Multi-Risk-RRT: An Efficient Motion Planning Algorithm for Robotic Autonomous Luggage Trolley Collection at Airports

Zhirui Sun1,2, Boshu Lei3, Peijia Xie1, Fugang Liu4, Junjie Gao2, Ying Zhang5, 

and Jiankun Wang1,2

 1Shenzhen Key Laboratory of Robotics Perception and Intelligence, Department of Electronic and Electrical Engineering, Southern University of Science and Technology, Shenzhen, China.

2Jiaxing Research Institute, Southern University of Science and Technology, Jiaxing, China.

3School of Engineering and Applied Science, University of Pennsylvania, Philadelphia, PA 19104 USA.

4School of Biomedical Engineering, Shanghai Jiao Tong University, Shanghai, China.

5School of Electrical Engineering and the Key Laboratory of Intelligent Rehabilitation and Neuromodulation of Hebei Province, Yanshan University, Qinhuangdao, China.
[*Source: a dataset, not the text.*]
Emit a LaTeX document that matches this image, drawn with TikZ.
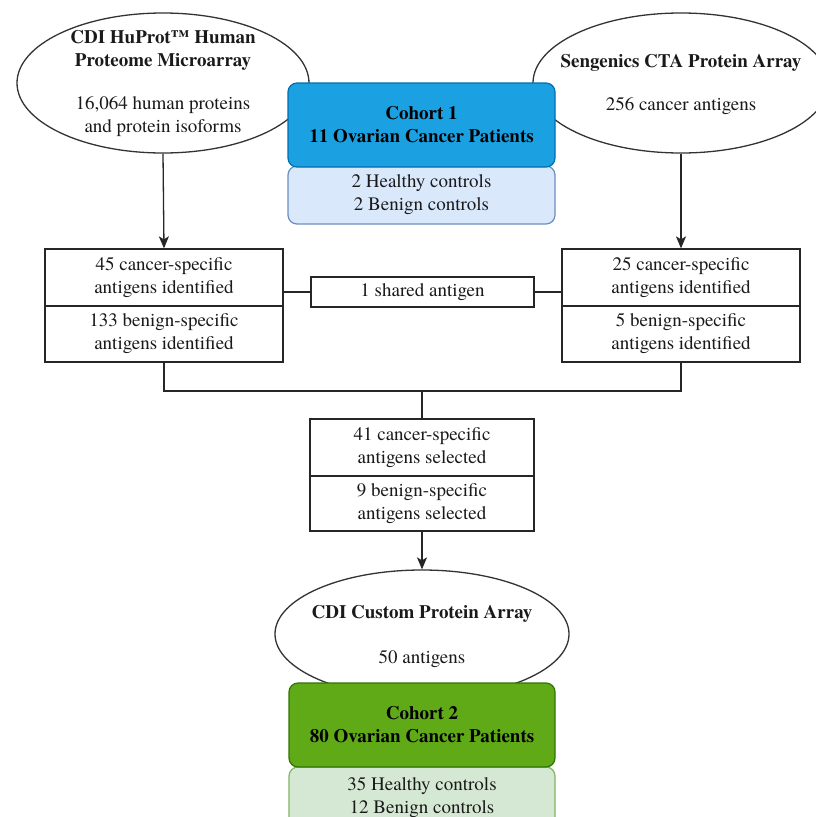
\documentclass[tikz,border=0pt]{standalone}
\usepackage{fontspec}
\setmainfont{texgyretermes}[Extension=.otf, UprightFont=*-regular, BoldFont=*-bold, ItalicFont=*-italic, BoldItalicFont=*-bolditalic]
\usetikzlibrary{shapes.geometric,arrows.meta}
\definecolor{cblue}{HTML}{1BA1E2}
\definecolor{cblueline}{HTML}{006EAF}
\definecolor{lblue}{HTML}{DAE8FC}
\definecolor{lblueline}{HTML}{6C8EBF}
\definecolor{cgreen}{HTML}{60A917}
\definecolor{cgreenline}{HTML}{2D7600}
\definecolor{lgreen}{HTML}{D5E8D4}
\definecolor{lgreenline}{HTML}{82B366}
\definecolor{txt}{HTML}{1A1A1A}
\begin{document}
\begin{tikzpicture}[x=1pt,y=-1pt,
  every node/.style={font=\fontsize{19}{23}\selectfont, text=txt, align=center},
  ell/.style={ellipse, draw=black!80, line width=1.3pt, fill=white, inner sep=0pt},
  box/.style={rectangle, draw=black!85, line width=1.3pt, fill=white, inner sep=0pt},
  cohort/.style={rectangle, rounded corners=9pt, line width=1.2pt, inner sep=0pt, font=\fontsize{19}{23}\selectfont\bfseries, text=black},
  sub/.style={rectangle, rounded corners=9pt, line width=1.2pt, inner sep=0pt},
  conn/.style={draw=black!85, line width=1.3pt},
  arr/.style={conn, -{Stealth[length=12pt,width=10pt,inset=3pt]}}
]
\useasboundingbox (0,0) rectangle (816,817);
\clip (0,0) rectangle (816,817);
\fill[white] (0,0) rectangle (816,817);

% top ellipses
\node[ell, minimum width=292pt, minimum height=140pt] (e1) at (163,83) {};
\node (e1t) at (163,83) {\textbf{CDI HuProt™ Human}\\\textbf{Proteome Microarray}\\[20pt]16,064 human proteins\\and protein isoforms};
\node[ell, minimum width=296pt, minimum height=140pt] (e2) at (681,83) {};
\node (e2t) at (681,84) {\textbf{Sengenics CTA Protein Array}\\[20pt]256 cancer antigens};

% cohort 1
\node[sub, fill=lblue, draw=lblueline, minimum width=267pt, minimum height=58pt] (c1s) at (421.5,195) {2 Healthy controls\\2 Benign controls};
\node[cohort, fill=cblue, draw=cblueline, minimum width=267pt, minimum height=84pt] (c1) at (421.5,125) {Cohort 1\\11 Ovarian Cancer Patients};

% second row
\node[box, minimum width=238pt, minimum height=57pt] (lc) at (164,277.5) {45 cancer-specific\\antigens identified};
\node[box, minimum width=238pt, minimum height=56pt] (lb) at (164,334) {133 benign-specific\\antigens identified};
\node[box, minimum width=238pt, minimum height=57pt] (rc) at (681,277.5) {25 cancer-specific\\antigens identified};
\node[box, minimum width=238pt, minimum height=56pt] (rb) at (681,334) {5 benign-specific\\antigens identified};
\node[box, minimum width=223pt, minimum height=30pt] (sh) at (422.5,292) {1 shared antigen};

% middle
\node[box, minimum width=224pt, minimum height=57pt] (mc) at (422,447.5) {41 cancer-specific\\antigens selected};
\node[box, minimum width=224pt, minimum height=55pt] (mb) at (422,503.5) {9 benign-specific\\antigens selected};

% bottom ellipse
\node[ell, minimum width=294pt, minimum height=128pt] (e3) at (422,634) {};
\node (e3t) at (422,636) {\textbf{CDI Custom Protein Array}\\[22pt]50 antigens};

% cohort 2
\node[sub, fill=lgreen, draw=lgreenline, minimum width=266pt, minimum height=70pt] (c2s) at (422,802) {};
\node (c2st) at (422,798) {35 Healthy controls\\12 Benign controls};
\node[cohort, fill=cgreen, draw=cgreenline, minimum width=266pt, minimum height=84pt] (c2) at (422,725) {Cohort 2\\80 Ovarian Cancer Patients};

% connectors
\draw[arr] (e1.south) -- (lc.north);
\draw[arr] (e2.south) -- (rc.north);
\draw[conn] (sh.west) -- (sh.west -| lc.east);
\draw[conn] (sh.east) -- (sh.east -| rc.west);
\coordinate (j) at (422,391);
\draw[conn] (lb.south) |- (j) -| (rb.south);
\draw[conn] (j) -- (mc.north);
\draw[arr] (mb.south) -- (e3.north);
\end{tikzpicture}
\end{document}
Abstract: Robots have become increasingly prevalent in dynamic and crowded environments such as airports and shopping malls. In these scenarios, the critical challenges for robot navigation are reliability and timely arrival at predetermined destinations. While existing risk-based motion planning algorithms effectively reduce collision risks with static and dynamic obstacles, there is still a need for significant performance improvements. Specifically, the dynamic environments demand more rapid responses and robust planning. To address this gap, we introduce a novel risk-based multi-directional sampling algorithm, Multi-directional Risk-based Rapidly-exploring Random Tree (Multi-Risk-RRT). Unlike traditional algorithms that solely rely on a rooted tree or double trees for state space exploration, our approach incorporates multiple sub-trees. Each sub-tree independently explores its surrounding environment. At the same time, the primary rooted tree collects the heuristic information from these sub-trees, facilitating rapid progress toward the goal state. Our evaluations, including simulation and real-world environmental studies, demonstrate that Multi-Risk-RRT outperforms existing unidirectional and bi-directional risk-based algorithms in planning efficiency and robustness.